◆ **What the task asks**:
Read the lines below and count those that have the word "React". Respond with the number only.
::: Provided data :::
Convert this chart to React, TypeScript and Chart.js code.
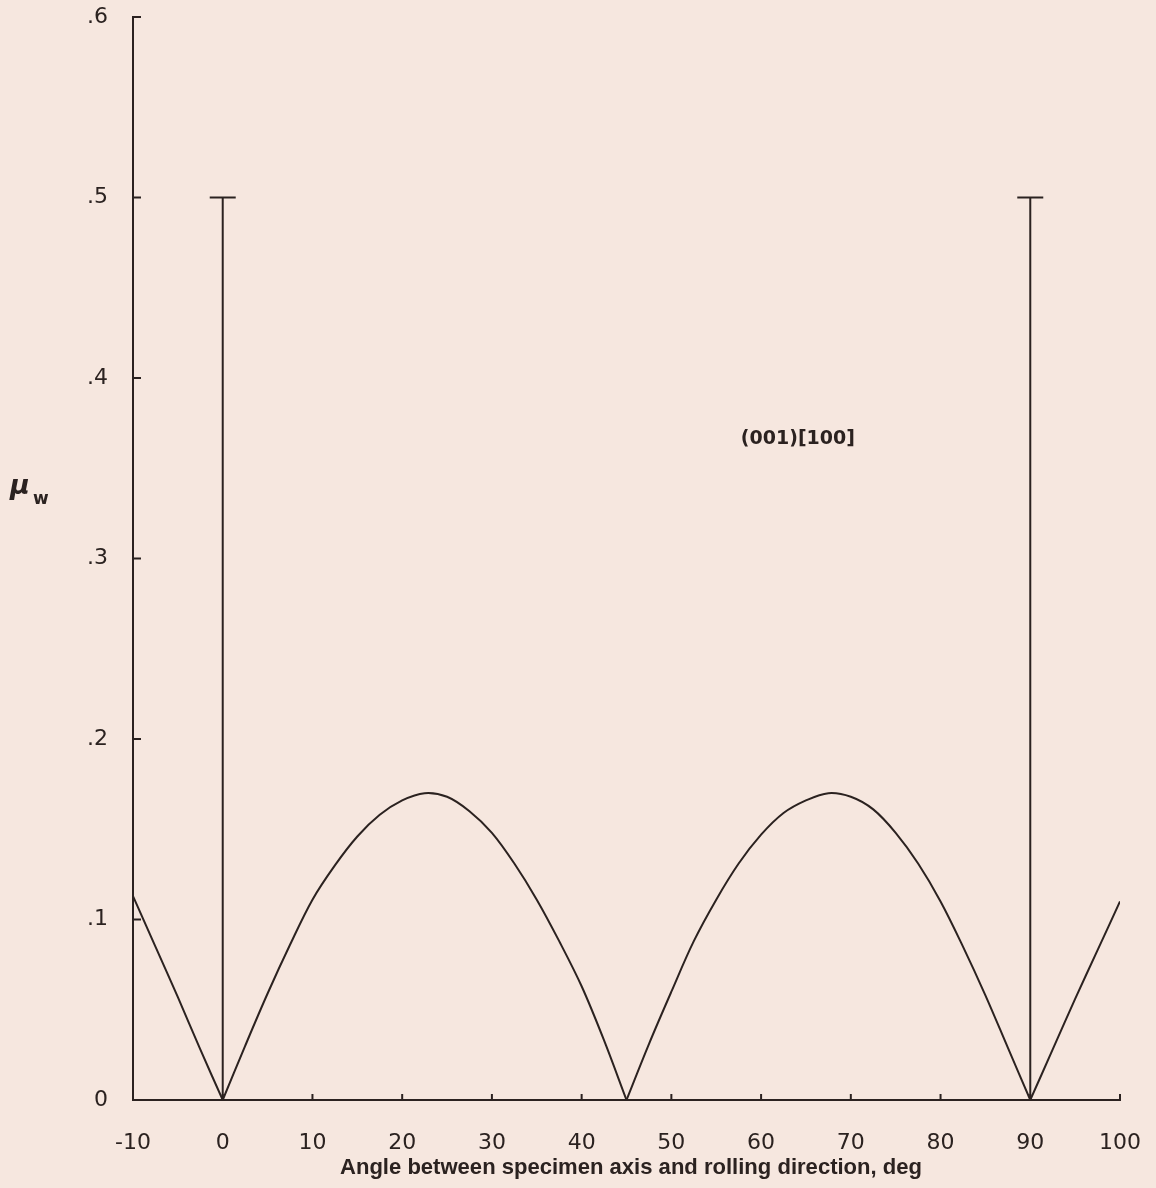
import React, { useEffect, useRef } from "react";
import { Chart, registerables } from "chart.js";

Chart.register(...registerables);

// ---- data ----
const curveAngles = [
  -10, -7.5, -5, -2.5, 0, 2.5, 5, 7.5, 10, 12.5, 15, 17.5, 20, 22.5, 25, 27.5, 30,
  32.5, 35, 37.5, 40, 42.5, 45, 47.5, 50, 52.5, 55, 57.5, 60, 62.5, 65, 67.5, 70,
  72.5, 75, 77.5, 80, 82.5, 85, 87.5, 90, 92.5, 95, 97.5, 100,
];
const curveMu = [
  0.113, 0.085, 0.057, 0.028, 0.0, 0.03, 0.059, 0.086, 0.111, 0.13, 0.146, 0.158,
  0.166, 0.17, 0.168, 0.16, 0.148, 0.131, 0.111, 0.088, 0.063, 0.033, 0.0, 0.031,
  0.06, 0.088, 0.111, 0.131, 0.147, 0.159, 0.166, 0.17, 0.168, 0.161, 0.148, 0.131,
  0.11, 0.085, 0.058, 0.029, 0.0, 0.028, 0.056, 0.083, 0.11,
];
const spikeAngles = [0, 90];
const spikeTops = [0.5, 0.5];
const yTickLabels = ["0", ".1", ".2", ".3", ".4", ".5", ".6"];
const xTickLabels = ["-10", "0", "10", "20", "30", "40", "50", "60", "70", "80", "90", "100"];
const annotationText = "(001)[100]";
const annotationPos = { x: 64.1, y: 0.366 };
const xTitle = "Angle between specimen axis and rolling direction, deg";
const yTitleMain = "\u03bc";
const yTitleSub = "w";

const INK = "#2b2220";
const BG = "#f6e7df";

// split the curve into arches at its zero points so the cusps stay sharp
function arches() {
  const out: { x: number; y: number }[][] = [];
  let cur: { x: number; y: number }[] = [];
  curveAngles.forEach((a, i) => {
    const p = { x: a, y: curveMu[i] };
    cur.push(p);
    if (curveMu[i] === 0 && cur.length > 1) {
      out.push(cur);
      cur = [p];
    }
  });
  if (cur.length > 1) out.push(cur);
  return out;
}

export default function App() {
  const ref = useRef<HTMLCanvasElement | null>(null);

  useEffect(() => {
    const canvas = ref.current;
    if (!canvas) return;

    const decor = {
      id: "decor",
      beforeDraw(chart: any) {
        const { ctx } = chart;
        ctx.save();
        ctx.fillStyle = BG;
        ctx.fillRect(0, 0, chart.width, chart.height);
        ctx.restore();
      },
      afterDraw(chart: any) {
        const { ctx, chartArea } = chart;
        const xs = chart.scales.x;
        const ys = chart.scales.y;
        ctx.save();
        ctx.strokeStyle = INK;
        ctx.lineWidth = 2;
        // inward tick marks
        xs.ticks.forEach((_: any, i: number) => {
          const px = xs.getPixelForTick(i);
          ctx.beginPath();
          ctx.moveTo(px, chartArea.bottom);
          ctx.lineTo(px, chartArea.bottom - 6);
          ctx.stroke();
        });
        ys.ticks.forEach((_: any, i: number) => {
          const py = ys.getPixelForTick(i);
          ctx.beginPath();
          ctx.moveTo(chartArea.left, py);
          ctx.lineTo(chartArea.left + 8, py);
          ctx.stroke();
        });
        ctx.fillStyle = INK;
        // annotation
        ctx.font = "bold 19px 'DejaVu Sans'";
        ctx.textAlign = "center";
        ctx.textBaseline = "middle";
        ctx.fillText(
          annotationText,
          xs.getPixelForValue(annotationPos.x),
          ys.getPixelForValue(annotationPos.y)
        );
        // y title
        ctx.textAlign = "left";
        ctx.textBaseline = "alphabetic";
        ctx.font = "italic bold 27px 'DejaVu Sans'";
        ctx.fillText(yTitleMain, 10, 494);
        ctx.font = "bold 17px 'DejaVu Sans'";
        ctx.fillText(yTitleSub, 33, 504);
        // x title, fitted to the reference width
        const target = 582;
        ctx.font = "bold 22px 'Liberation Sans'";
        const w = ctx.measureText(xTitle).width;
        const sx = target / w;
        ctx.translate(631, 1174);
        ctx.scale(sx, 1);
        ctx.textAlign = "center";
        ctx.fillText(xTitle, 0, 0);
        ctx.restore();
      },
    };

    const datasets: any[] = [
      ...arches().map((seg) => ({
        data: seg,
        borderColor: INK,
        borderWidth: 2,
        pointRadius: 0,
        tension: 0.35,
      })),
      ...spikeAngles.map((a, i) => ({
        data: [
          { x: a, y: 0 },
          { x: a, y: spikeTops[i] },
        ],
        borderColor: INK,
        borderWidth: 2,
        pointStyle: "line",
        pointRadius: [0, 13],
        pointBorderColor: INK,
        pointBorderWidth: 2,
      })),
    ];

    const chart = new Chart(canvas, {
      type: "line",
      data: { datasets },
      plugins: [decor],
      options: {
        responsive: false,
        animation: false,
        layout: { padding: { top: 17, right: 36, left: 0, bottom: 0 } },
        plugins: { legend: { display: false }, tooltip: { enabled: false } },
        scales: {
          x: {
            type: "linear",
            min: -10,
            max: 100,
            grid: { display: false },
            border: { display: true, color: INK, width: 2 },
            afterFit: (s: any) => {
              s.height = 88;
              s.paddingLeft = 0;
              s.paddingRight = 0;
            },
            ticks: {
              stepSize: 10,
              padding: 22,
              color: INK,
              font: { family: "'DejaVu Sans'", size: 22 },
              maxRotation: 0,
              autoSkip: false,
              callback: (_v: any, i: number) => xTickLabels[i],
            },
          },
          y: {
            type: "linear",
            min: 0,
            max: 0.6,
            grid: { display: false },
            border: { display: true, color: INK, width: 2 },
            afterFit: (s: any) => {
              s.width = 133;
              s.paddingTop = 0;
              s.paddingBottom = 0;
            },
            ticks: {
              stepSize: 0.1,
              padding: 17,
              color: INK,
              font: { family: "'DejaVu Sans'", size: 22 },
              autoSkip: false,
              callback: (_v: any, i: number) => yTickLabels[i],
            },
          },
        },
      } as any,
    });
    return () => chart.destroy();
  }, []);

  return (
    <div style={{ position: "absolute", left: 0, top: 0, width: 1156, height: 1188, background: BG }}>
      <canvas ref={ref} width={1156} height={1188} style={{ display: "block" }} />
    </div>
  );
}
:::
◆ **Reply**:
2